Ruled unfit: Editorial on periodic reviews of employees at centrally-funded higher education institutions

What kind of integrity is being referred to? Integrity may be professional or personal or both. Does it mean that a teacher is not doing his or her work or that they are embezzling funds?

The Editorial Board Published 22.10.24, 08:15 AM

Representational/File Photo

Dubious rules and laws that can be misused are increasing in number. Now Centrally-funded higher education institutions are to carry out periodic reviews of their employees and retire anyone who is found to be of "doubtful integrity", inefficient, or guilty of conduct unbecoming of a government servant. Similar orders have been issued to ministries and government departments for action and for extension to public sector undertakings and autonomous agencies under them. This is a sweeping rule that would be effective only if institutions no longer have autonomy. Higher education institutions, for example, earlier had their own service rules. But in the last decade, most of them have had to accept the Central Civil Service conduct rules under pressure from the education ministry and the University Grants Commission. Although the new rule is to be applied to teachers, the review will not have anything faintly academic about it. Excellence in teaching and research is rendered irrelevant. Instead, the three heads for review are all subjective; even inefficiency does not seem to require objective criteria.

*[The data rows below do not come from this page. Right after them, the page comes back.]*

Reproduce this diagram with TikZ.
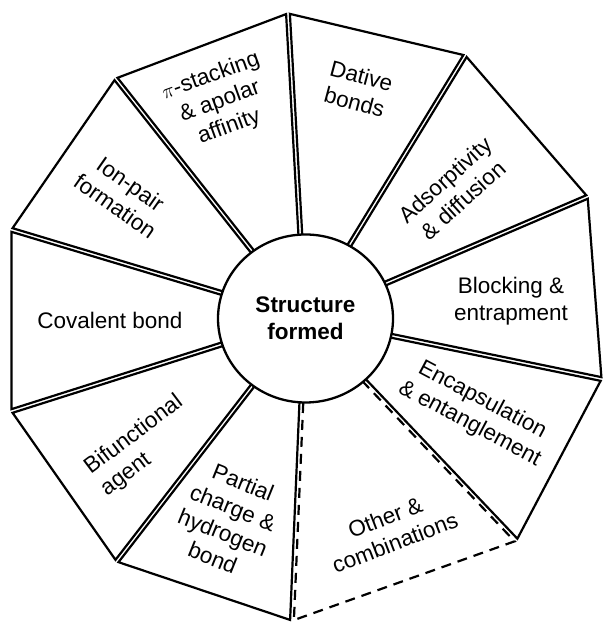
\documentclass[tikz,border=0pt]{standalone}
\usepackage{fontspec}
\setmainfont{Liberation Sans}
\usetikzlibrary{calc,shapes.geometric}
\begin{document}
\begin{tikzpicture}[x=1pt,y=1pt,
  wedge/.style={draw=black, line width=2.2pt, line join=miter},
  otherwedge/.style={wedge, dash pattern=on 10pt off 7pt},
  lbl/.style={font=\fontsize{22.5}{27}\selectfont, align=center, inner sep=0pt},
  core/.style={ellipse, draw, line width=2.3pt, fill=white, minimum width=175pt,
    minimum height=168pt, inner sep=0pt, font=\bfseries\fontsize{22.5}{27}\selectfont, align=center}]
\useasboundingbox (0,0) rectangle (603,623);
\def\gap{1.9pt}
\coordinate (C) at (305,305);
\coordinate (B0) at (516,83);
\coordinate (B1) at (601,244);
\coordinate (B2) at (587,426);
\coordinate (B3) at (465,567);
\coordinate (B4) at (288,609);
\coordinate (B5) at (116,544);
\coordinate (B6) at (12,393);
\coordinate (B7) at (12,212);
\coordinate (B8) at (117,62);
\coordinate (B9) at (292,3);
% solid wedges
\foreach \a/\b in {B0/B1,B1/B2,B2/B3,B3/B4,B4/B5,B5/B6,B6/B7,B7/B8,B8/B9}{
  \draw[wedge] ($(C)!\gap!90:(\a)$) -- ($(\a)!\gap!-90:(C)$) -- ($(\b)!\gap!90:(C)$) -- ($(C)!\gap!-90:(\b)$) -- cycle;
}
% dashed wedge
\draw[otherwedge] ($(C)!\gap!90:(B9)$) -- ($(B9)!\gap!-90:(C)$) -- ($(B0)!\gap!90:(C)$) -- ($(C)!\gap!-90:(B0)$) -- cycle;
% labels
\node[lbl, rotate=-28] (encap) at (476,211) {Encapsulation\\\& entanglement};
\node[lbl] (block) at (511,322) {Blocking \&\\entrapment};
\node[lbl, rotate=42] (adsorp) at (454,433) {Adsorptivity\\\& diffusion};
\node[lbl, rotate=-15] (dative) at (358,534) {Dative\\bonds};
\node[lbl, rotate=20] (pistack) at (220,521) {$\pi$-stacking\\\& apolar\\affinity};
\node[lbl, rotate=-35] (ionpair) at (123,428) {Ion-pair\\formation};
\node[lbl] (covalent) at (110,303) {Covalent bond};
\node[lbl, rotate=37, align=left] (bifunc) at (142,177) {Bifunctional\\agent};
\node[lbl, rotate=-22] (partial) at (228,103) {Partial\\charge \&\\hydrogen\\bond};
\node[lbl, rotate=21] (other) at (390,93) {Other \&\\combinations};
\node[core] (centre) at (305.5,304.5) {Structure\\formed};
\end{tikzpicture}
\end{document}
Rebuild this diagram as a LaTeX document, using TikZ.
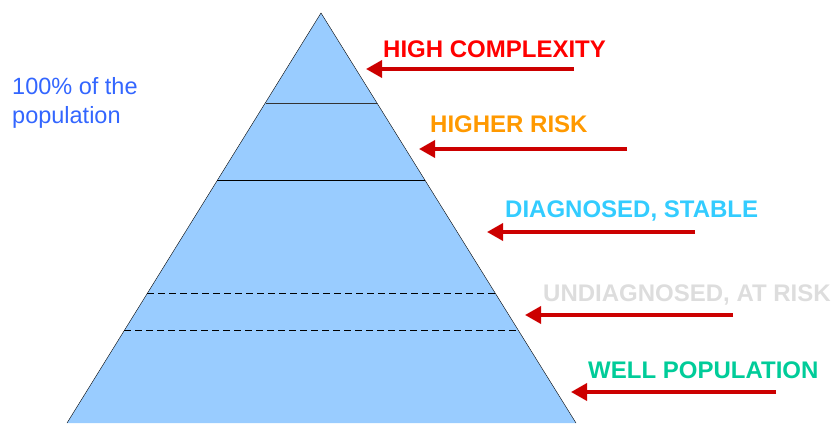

But the first head of doubtful integrity is perhaps the vaguest. It is deliberately left open-ended, for the charge allows doubt, although that is negatively applied: a person’s integrity is open to doubt. What kind of integrity is being referred to? Integrity may be professional or personal or both. Does it mean that a teacher is not doing his or her work or that they are embezzling funds? Or can teachers be accused of leading students astray with their interpretations? Through purely subjective criteria, it is possible to penalise teachers who do not agree with the policies of the government or whose research goes against the government’s convenience. Recently, a teacher of a well-known university had to resign because his paper was on manipulation in the 2019 elections. It may seem as though the government is indirectly formalising such consequences through the new rule. Conduct unbecoming of a government servant is equally vague. Once again, it is not clear whether this conduct is professional or more than that. There is no definition of any of these requirements, so the option for retiring teachers is left open. The university provides the most potent area for independent thinking. The rule offers another weapon to destroy it and to silence critical inquiry and dissent.